Об этом свидетельствует императорский дипломат Сигизмунд Герберштейн. Он пишет: «…по смерти государя вдова его стала позорить царское ложе с неким боярином, по прозвищу Овчина, заключила в оковы братьев мужа, свирепо поступает с ними и вообще правит слишком жестоко». Далее Герберштейн добавляет: князь Михаил Львович Глинский, дядя Ивана Васильевича, крупный политический деятель, принялся увещевать великую княгиню, но был обвинен в измене, «ввергнут в темницу», где и умер «жалкой смертью». Вскоре после его гибели вдову Василия III, «по слухам», отравили, «а обольститель ее Овчина был рассечен на куски. После гибели матери царство унаследовал старший сын ее Иван…».
Свидетельство Герберштейна сумбурно, неточно и недостаточно достоверно: в годы правления Глинской он не посещал Московское государство и вынужден был довольствоваться слухами и сплетнями.
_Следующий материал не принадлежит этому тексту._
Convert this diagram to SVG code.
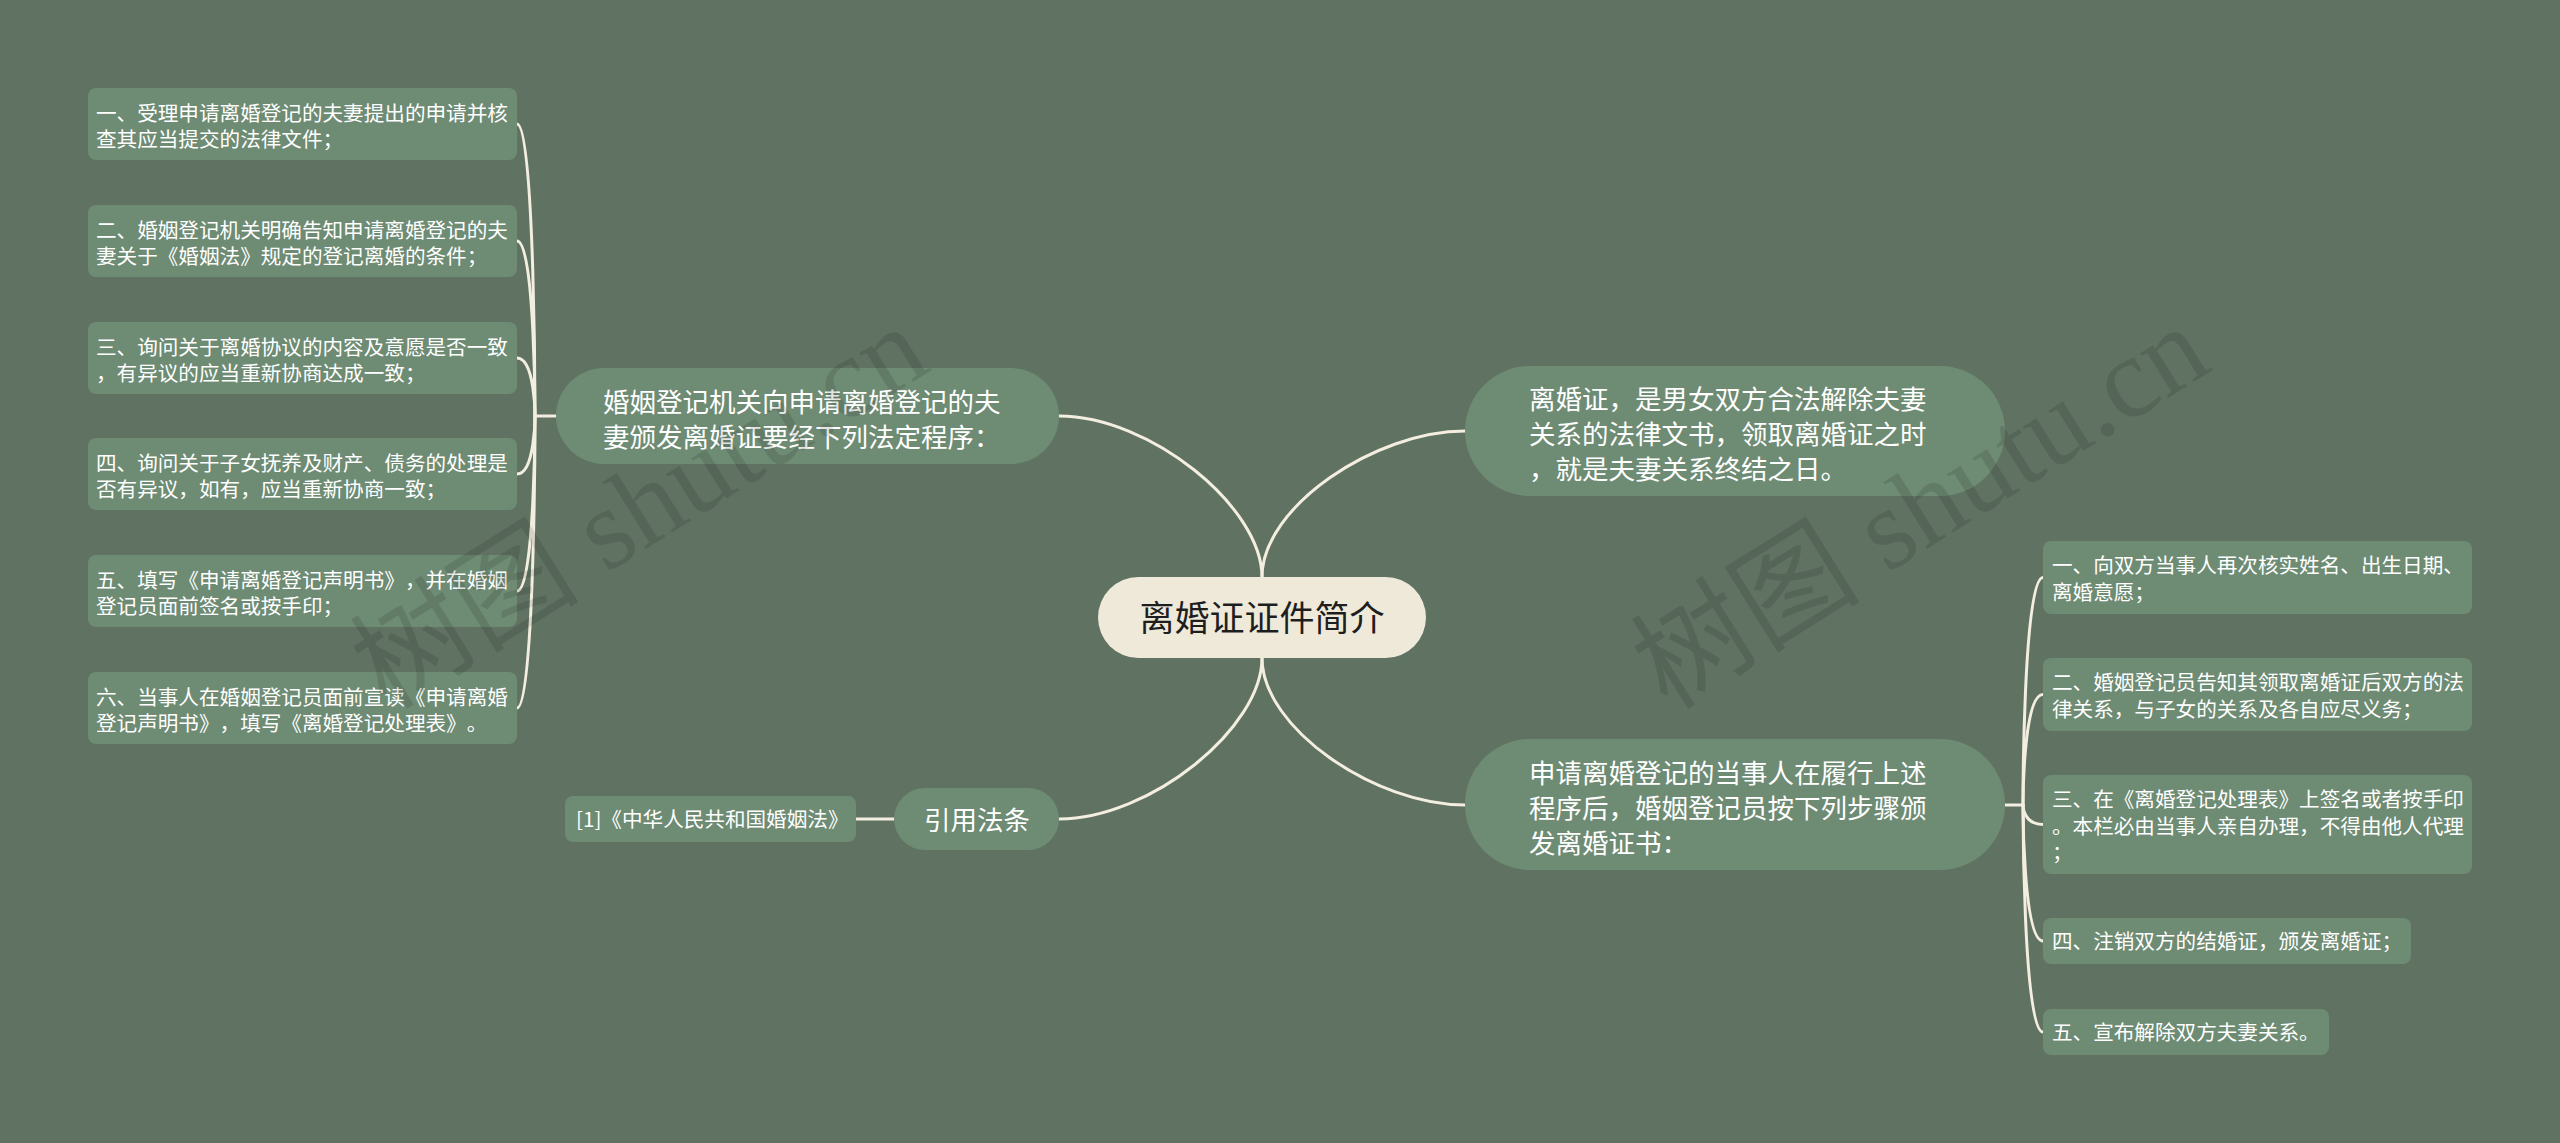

Русская летопись не подтверждает его слова. Так, в соответствии с известием Никоновской летописи князь И. Ф. Телепнев-Оболенский был уморен голодом и тяжелыми кандалами по желанию придворной партии Шуйских и вопреки воле государя-мальчика. Сейчас трудно определить, до какой степени верны сплетни об «опозоренном ложе», но само их возникновение обязано мыслям, бродившим в русских головах, а не в немецких. Русская служилая аристократия без особой лояльности относилась к Елене Глинской. Отсюда — худые слухи о быте монаршей четы.